**Provided material:**
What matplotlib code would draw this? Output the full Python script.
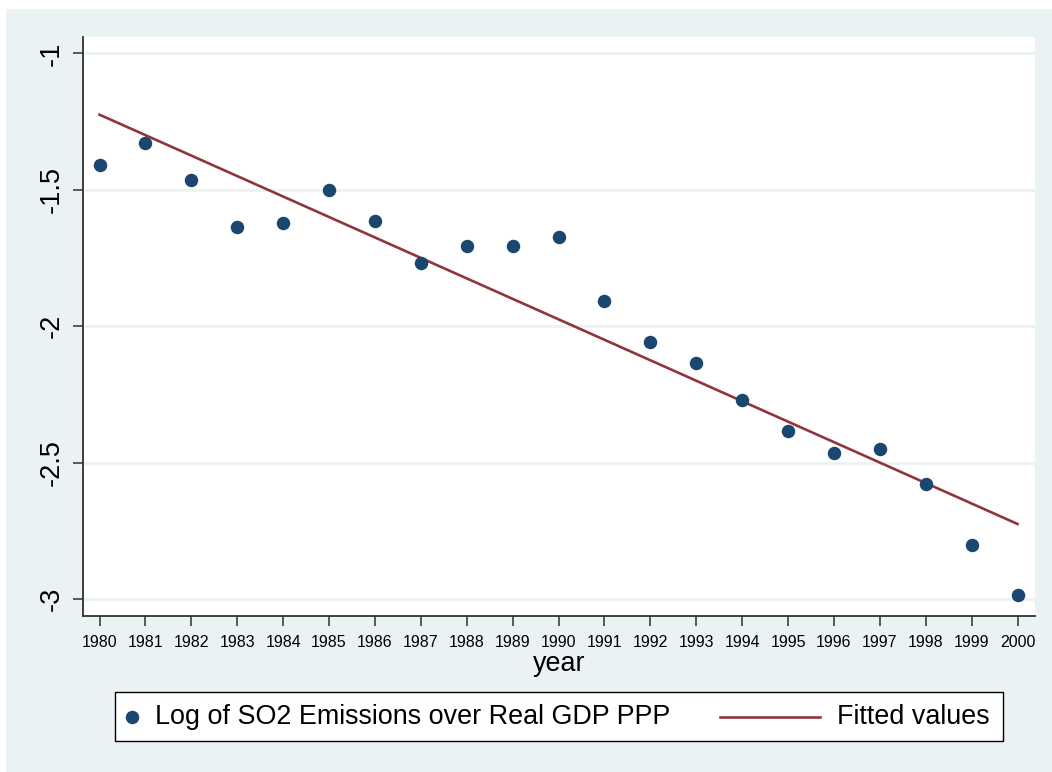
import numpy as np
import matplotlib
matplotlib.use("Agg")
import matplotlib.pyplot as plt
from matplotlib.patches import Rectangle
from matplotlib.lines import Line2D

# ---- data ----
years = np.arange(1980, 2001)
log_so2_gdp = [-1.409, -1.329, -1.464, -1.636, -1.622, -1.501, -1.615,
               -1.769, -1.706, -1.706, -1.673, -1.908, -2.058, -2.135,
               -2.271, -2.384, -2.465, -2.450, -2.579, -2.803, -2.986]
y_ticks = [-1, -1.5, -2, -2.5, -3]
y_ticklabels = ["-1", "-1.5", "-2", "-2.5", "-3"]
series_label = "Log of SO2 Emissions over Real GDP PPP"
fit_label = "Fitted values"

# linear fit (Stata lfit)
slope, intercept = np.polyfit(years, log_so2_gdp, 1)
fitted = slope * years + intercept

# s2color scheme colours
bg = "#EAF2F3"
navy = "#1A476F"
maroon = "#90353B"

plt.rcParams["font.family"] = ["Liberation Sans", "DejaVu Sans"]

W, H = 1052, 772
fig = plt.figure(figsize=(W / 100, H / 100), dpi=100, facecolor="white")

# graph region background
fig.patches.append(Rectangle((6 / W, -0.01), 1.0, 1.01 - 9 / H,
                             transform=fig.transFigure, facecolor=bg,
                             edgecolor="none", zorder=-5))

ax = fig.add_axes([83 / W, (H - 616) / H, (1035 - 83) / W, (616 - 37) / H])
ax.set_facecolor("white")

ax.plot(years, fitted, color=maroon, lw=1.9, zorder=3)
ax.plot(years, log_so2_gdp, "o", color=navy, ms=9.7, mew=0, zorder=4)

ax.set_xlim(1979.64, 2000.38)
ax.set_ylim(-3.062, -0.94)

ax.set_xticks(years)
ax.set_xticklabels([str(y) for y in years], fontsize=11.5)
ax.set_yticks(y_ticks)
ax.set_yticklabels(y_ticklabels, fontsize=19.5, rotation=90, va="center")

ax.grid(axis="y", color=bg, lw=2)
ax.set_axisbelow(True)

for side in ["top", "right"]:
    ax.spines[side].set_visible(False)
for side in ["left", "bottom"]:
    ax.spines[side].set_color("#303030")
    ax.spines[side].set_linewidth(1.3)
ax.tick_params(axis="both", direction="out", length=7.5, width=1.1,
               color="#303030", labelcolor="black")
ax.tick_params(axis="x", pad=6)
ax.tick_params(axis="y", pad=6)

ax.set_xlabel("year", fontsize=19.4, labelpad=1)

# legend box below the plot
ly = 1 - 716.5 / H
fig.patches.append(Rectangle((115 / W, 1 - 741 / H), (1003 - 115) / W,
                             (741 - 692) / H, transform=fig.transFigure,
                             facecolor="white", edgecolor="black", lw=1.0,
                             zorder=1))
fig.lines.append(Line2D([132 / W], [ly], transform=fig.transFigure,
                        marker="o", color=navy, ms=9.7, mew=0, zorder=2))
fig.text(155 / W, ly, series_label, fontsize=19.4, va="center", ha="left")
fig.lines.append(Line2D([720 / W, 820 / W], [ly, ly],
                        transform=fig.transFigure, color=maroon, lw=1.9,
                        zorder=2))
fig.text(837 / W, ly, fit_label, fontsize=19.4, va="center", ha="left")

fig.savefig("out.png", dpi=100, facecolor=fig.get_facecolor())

**Work to do:**
Repeat the listing above exactly from its first line to the line containing "ax.set_axisbelow(True)", both included, and omit the pictures.

**Solution to this problem:**
What matplotlib code would draw this? Output the full Python script.
import numpy as np
import matplotlib
matplotlib.use("Agg")
import matplotlib.pyplot as plt
from matplotlib.patches import Rectangle
from matplotlib.lines import Line2D

# ---- data ----
years = np.arange(1980, 2001)
log_so2_gdp = [-1.409, -1.329, -1.464, -1.636, -1.622, -1.501, -1.615,
               -1.769, -1.706, -1.706, -1.673, -1.908, -2.058, -2.135,
               -2.271, -2.384, -2.465, -2.450, -2.579, -2.803, -2.986]
y_ticks = [-1, -1.5, -2, -2.5, -3]
y_ticklabels = ["-1", "-1.5", "-2", "-2.5", "-3"]
series_label = "Log of SO2 Emissions over Real GDP PPP"
fit_label = "Fitted values"

# linear fit (Stata lfit)
slope, intercept = np.polyfit(years, log_so2_gdp, 1)
fitted = slope * years + intercept

# s2color scheme colours
bg = "#EAF2F3"
navy = "#1A476F"
maroon = "#90353B"

plt.rcParams["font.family"] = ["Liberation Sans", "DejaVu Sans"]

W, H = 1052, 772
fig = plt.figure(figsize=(W / 100, H / 100), dpi=100, facecolor="white")

# graph region background
fig.patches.append(Rectangle((6 / W, -0.01), 1.0, 1.01 - 9 / H,
                             transform=fig.transFigure, facecolor=bg,
                             edgecolor="none", zorder=-5))

ax = fig.add_axes([83 / W, (H - 616) / H, (1035 - 83) / W, (616 - 37) / H])
ax.set_facecolor("white")

ax.plot(years, fitted, color=maroon, lw=1.9, zorder=3)
ax.plot(years, log_so2_gdp, "o", color=navy, ms=9.7, mew=0, zorder=4)

ax.set_xlim(1979.64, 2000.38)
ax.set_ylim(-3.062, -0.94)

ax.set_xticks(years)
ax.set_xticklabels([str(y) for y in years], fontsize=11.5)
ax.set_yticks(y_ticks)
ax.set_yticklabels(y_ticklabels, fontsize=19.5, rotation=90, va="center")

ax.grid(axis="y", color=bg, lw=2)
ax.set_axisbelow(True)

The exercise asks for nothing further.